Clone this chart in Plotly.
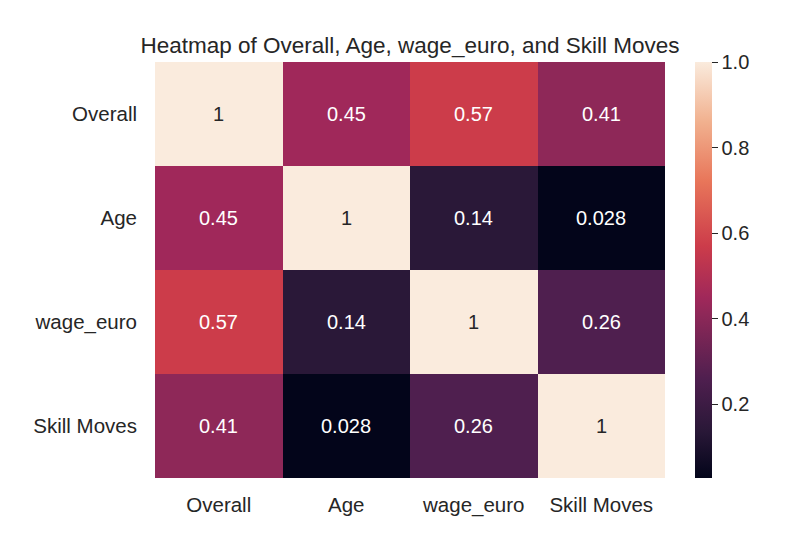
import plotly.graph_objects as go

labels = ["Overall", "Age", "wage_euro", "Skill Moves"]
corr = [
    [1.0, 0.45, 0.57, 0.41],
    [0.45, 1.0, 0.14, 0.028],
    [0.57, 0.14, 1.0, 0.26],
    [0.41, 0.028, 0.26, 1.0],
]
annot_text = [
    ["1", "0.45", "0.57", "0.41"],
    ["0.45", "1", "0.14", "0.028"],
    ["0.57", "0.14", "1", "0.26"],
    ["0.41", "0.028", "0.26", "1"],
]
cbar_ticks = [0.2, 0.4, 0.6, 0.8, 1.0]

rocket = [
    [0.0, "#03051a"],
    [0.115, "#2a1838"],
    [0.239, "#4f1f4f"],
    [0.393, "#8e2858"],
    [0.434, "#a0285a"],
    [0.558, "#cc3c4a"],
    [0.714, "#e8765a"],
    [0.857, "#f1b18f"],
    [1.0, "#faebdd"],
]

zmin = min(min(r) for r in corr)
zmax = max(max(r) for r in corr)

FONT = "Liberation Sans, Arial, sans-serif"
TXT = "#262626"

fig = go.Figure(go.Heatmap(
    z=corr, x=labels, y=labels,
    colorscale=rocket, zmin=zmin, zmax=zmax,
    xgap=0, ygap=0,
    hoverinfo="skip",
    colorbar=dict(
        x=1.059, xanchor="left", xref="paper", xpad=0, ypad=0,
        y=0, yanchor="bottom", len=1, lenmode="fraction",
        thickness=17, outlinewidth=0,
        tickvals=cbar_ticks, ticktext=[f"{t:.1f}" for t in cbar_ticks],
        ticks="outside", ticklen=6, tickwidth=1.3, tickcolor=TXT,
        tickfont=dict(family=FONT, size=20, color=TXT),
    ),
))

for i, row in enumerate(corr):
    for j, v in enumerate(row):
        norm = (v - zmin) / (zmax - zmin)
        color = TXT if norm > 0.8 else "white"
        fig.add_annotation(
            x=labels[j], y=labels[i], text=annot_text[i][j],
            showarrow=False, font=dict(family=FONT, size=20, color=color),
        )

fig.update_layout(
    width=810, height=534,
    margin=dict(l=155, r=145, t=62, b=56),
    paper_bgcolor="white", plot_bgcolor="white",
    title=dict(
        text="Heatmap of Overall, Age, wage_euro, and Skill Moves",
        x=0.5, xanchor="center", xref="paper",
        y=1 - 45/534, yanchor="middle",
        font=dict(family=FONT, size=22.5, color=TXT),
    ),
    xaxis=dict(showgrid=False, zeroline=False, ticks="", ticklabelstandoff=12,
               tickfont=dict(family=FONT, size=20.5, color=TXT)),
    yaxis=dict(showgrid=False, zeroline=False, ticks="", autorange="reversed",
               ticklabelstandoff=17,
               tickfont=dict(family=FONT, size=20.5, color=TXT)),
)

fig.write_html("out.html")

=== Given request ===
Copy nothing but the lines from the first one in the listing through the line with "zmax = max(max(r) for r in corr)", and omit the pictures.

=== Response for this exercise ===
Clone this chart in Plotly.
import plotly.graph_objects as go

labels = ["Overall", "Age", "wage_euro", "Skill Moves"]
corr = [
    [1.0, 0.45, 0.57, 0.41],
    [0.45, 1.0, 0.14, 0.028],
    [0.57, 0.14, 1.0, 0.26],
    [0.41, 0.028, 0.26, 1.0],
]
annot_text = [
    ["1", "0.45", "0.57", "0.41"],
    ["0.45", "1", "0.14", "0.028"],
    ["0.57", "0.14", "1", "0.26"],
    ["0.41", "0.028", "0.26", "1"],
]
cbar_ticks = [0.2, 0.4, 0.6, 0.8, 1.0]

rocket = [
    [0.0, "#03051a"],
    [0.115, "#2a1838"],
    [0.239, "#4f1f4f"],
    [0.393, "#8e2858"],
    [0.434, "#a0285a"],
    [0.558, "#cc3c4a"],
    [0.714, "#e8765a"],
    [0.857, "#f1b18f"],
    [1.0, "#faebdd"],
]

zmin = min(min(r) for r in corr)
zmax = max(max(r) for r in corr)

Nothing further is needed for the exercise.